Wednesday 11 November 2015

Every now and then...

Every now and then in this job something happens that restores your faith in humanity. That just happened, at about 11:15 on the 11th day of the 11th month.

I picked up 2 German customers from Paddington about 10:45 and en route I asked them how they felt about the observance of the 2 minute silence at 11am. I asked this because, if I'm working, my usual practice is to pull over and observe it properly. Obviously I've never had Germans on board before so I was trying to be as sensitive as I could about the situation. Far from feeling awkward they graciously agreed and I told them I'd discount the fare at the end of the journey.

So as we entered Theberton Street at 10:59 I pulled into Gibson Square (would you believe! Apologies to non cabbie readers, you won't understand the significance of this location and I won't bore you with it now) and we sat for 2 minutes in silence with our own thoughts.

After this we carried on to the destination, not a word more was exchanged.

At the end of the journey I asked for the discounted fare. They refused and paid the full amount. In addition to this one of them asked my name (at this point I couldn't help but hear Arthur Lowe screaming "don't tell him Pike!"... apologies for that). I told him my name and he said

"Alan, here is an extra £5, I would like you to donate this to the poppy charity for us"

I don't mind admitting I nearly cried.

I never got their names, but bless you my friends.

Thursday 5 November 2015

20 years ago today. Everything changed.

Ok so I'll start off by saying this will probably go on a bit and most of you (assuming anyone does indeed actually read this) won't even know the person who is the subject of this post, but this is kinda for my own benefit. I think the word is cathartic, right? It's a subject I've never poured out on before but I've found that writing stuff like this helps me in some strange way. 

20 years ago today my life changed forever; and as far as I'm concerned, I changed too. I got a phone call from my brother in the early hours of the morning to say my Dad had died of a heart attack. Although he'd had a heart attack a few years previously, this was at a time he was fit as a fiddle so it was pretty much out of the blue. He died in his sleep so at least he didn't suffer. He didn't deserve to suffer, he was a good man, the best, so the least we could be grateful for, despite him being taken from us so young at 69 years old, was that it was painless for him.

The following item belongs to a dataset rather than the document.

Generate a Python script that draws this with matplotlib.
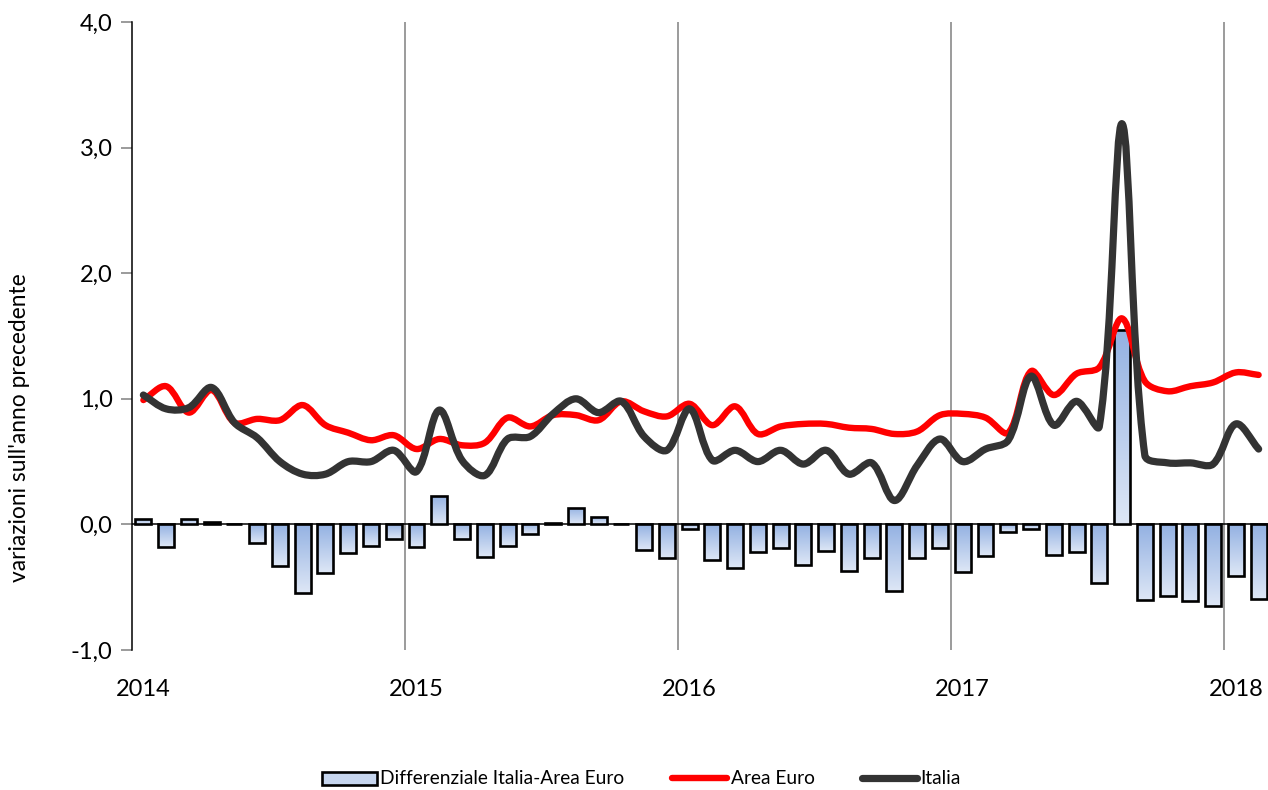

I don't believe in God so I don't know who to blame, but who/whatever is to blame, I hate it with a burning passion. Hate the fact that my Dad was taken from us so early. Hate the fact that despite him being such a loving, caring,  soft hearted man who never swore, never said a bad word about anyone, always put others before himself, I could go on, he was robbed from my life way too soon. I know I'll be told that I should cherish the happy memories from his life and that I shouldn't feel bitterness about it, I get that, I wish I could feel that way, but even 20 years later I'm still struggling with that thought process.

You see the problem is, I'm not blessed with a great memory. I forget what I've gone upstairs for before I get to the top of the stairs, I forget what I did 2 hours ago, I have to rely on my phone to remind me of all kinds of stuff that most intelligent humans manage themselves. Having said that I can remember 5th November 1995 as if it was 5 minutes ago. I fell to my knees when my brother broke the news to me on the phone that day. I won't repeat it here but I remember the exact words he spoke to me, I can actually hear him in my head as I write this, I remember my short reply and I remember feeling completely numb. And I remember just feeling like someone had smashed me to pieces with a hammer. The pieces eventually got put back together but I'm not entirely sure they were put back together in the same order they were in before.

I'm 50 years old next year and in terms of memories, I remember very little from childhood. I have snippets forever planted in my brain, goals I scored (my Dad was usually jumping up and down on the touchline at that point, except for the week he upped the goal reward he used to pay me to 50p and I scored a hat trick!), fights I had at school, the time I got nicked for retrieving tennis balls from the railway line, you know the kinda things that would stick in your mind, but I remember very little about every day life with my Dad. I just have a general glow of warmth in my mind about him when I think of him. Don't get me wrong, we fell out over stuff, he could drive you mad with his absent mindedness on occasion, so he wasn't perfect but he was a proper old school fella who would do anything for anyone. A dying breed frankly.

So with this memory gap in mind, it came as a pleasant surprise to me a little while back when my Mum produced a set of diaries that my dad had kept from 1987 to the very night before he passed away. A daily diary no less.

I remember him keeping a diary but I'd forgotten all about it until they appeared. My brother had kept them for a while but though he'd tried to read them a combination of Dad's handwriting and one thing or another had curtailed him from getting too far with them. So I took them off his hands and started at 1987.

It's fairly mundane stuff in the main, I mean he literally wrote about EVERYTHING he did each day in there! But I loved reading it because I could hear him saying the words in my head. I have photos of him and one old wedding video that he's in that I can no longer watch as I don't have a video machine, but for some reason having his actual words that he wrote on a page, with a pen, no matter how mundane, is so much better. 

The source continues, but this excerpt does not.